A Systematic Investment Plan is a structured form of dollar-cost averaging, common in India and other South-Asian markets, where a fixed amount is automatically debited and invested on a recurring date. Mechanically it is equivalent to DCA; the term is used widely in retail mutual-fund products.

Related:DCA (Dollar-Cost Averaging)

SMA (Simple Moving Average)

The arithmetic mean of prices over a fixed lookback window.

A simple moving average sums the last N prices and divides by N, recomputed each period. It smooths short-term noise and is the building block for many trend filters. Because every observation in the window has equal weight, SMAs respond more slowly to recent moves than exponential moving averages.

Related:EMA (Exponential Moving Average), MACD (Moving Average Convergence Divergence), Bollinger Bands

Sortino Ratio

Excess return per unit of downside volatility only.

The Sortino ratio is a variant of Sharpe that uses only downside deviation — the standard deviation of returns that fell below a target (often zero or the risk-free rate). The intuition is that investors do not mind upside surprises, so penalising them in a risk measure is misleading. A higher Sortino indicates more reward per unit of harmful volatility.

Related:Sharpe Ratio, Max Drawdown, CVaR (Conditional Value at Risk)

T

Tax-Loss Harvesting

Realising investment losses to offset capital gains for tax purposes.

Tax-loss harvesting is the practice of deliberately selling positions that are below their cost basis to realise a loss that can offset realised gains (and, in some jurisdictions, a limited amount of ordinary income). Proceeds are typically reinvested into a similar but not "substantially identical" position to maintain market exposure. Rules vary significantly by jurisdiction and are subject to wash-sale restrictions.

Related:Total Return, Inflation-Adjusted (Real) Return

Terminal Growth Rate

The perpetual growth rate assumed for cash flows beyond a DCF forecast horizon.

In a DCF, the terminal value captures all cash flows beyond the explicit forecast period. The most common formulation (the Gordon growth model) assumes those cash flows grow at a constant rate forever. The terminal-growth rate must be lower than the discount rate and is usually capped near long-run nominal GDP growth — assumptions above that level imply the firm eventually exceeds the size of the economy.
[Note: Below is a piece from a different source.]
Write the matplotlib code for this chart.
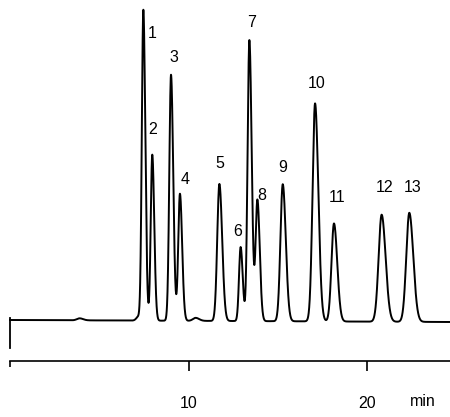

Related:DCF (Discounted Cash Flow), WACC (Weighted Average Cost of Capital)

Total Return

Return including both price change and reinvested dividends or distributions.

Total return assumes that any cash distributions paid during the holding period are reinvested into the same security at the time they are received. It is the most apples-to-apples measure for comparing dividend-paying and non-paying assets. Most academic and benchmark series quoted by Fortfolio (e.g. SPY adjusted close) are total-return series.

Related:CAGR (Compound Annual Growth Rate), Dividend Yield, Inflation-Adjusted (Real) Return

V

Volatility

The standard deviation of returns, usually annualised.

Volatility is the statistical dispersion of returns around their mean, typically expressed as an annualised percentage. Higher volatility implies a wider distribution of possible outcomes in either direction. It is the most commonly cited risk measure but says nothing about the direction or shape of those moves — fat-tailed distributions can have moderate volatility yet large rare losses.

Related:Sharpe Ratio, Beta, Max Drawdown

W

WACC (Weighted Average Cost of Capital)

The blended required return across a firm's debt and equity, weighted by market value.

WACC weights the after-tax cost of debt and the cost of equity by their respective shares of the capital structure, producing the rate of return investors collectively require for funding the firm. It is the most common discount rate used in DCF valuation. Cost of equity is typically estimated with CAPM; cost of debt is the yield on outstanding debt adjusted for tax shield.

Related:DCF (Discounted Cash Flow), Beta, Terminal Growth Rate

For educational and informational purposes only. Not investment advice. Definitions are general descriptions of concepts; specifics vary by jurisdiction, data source and implementation.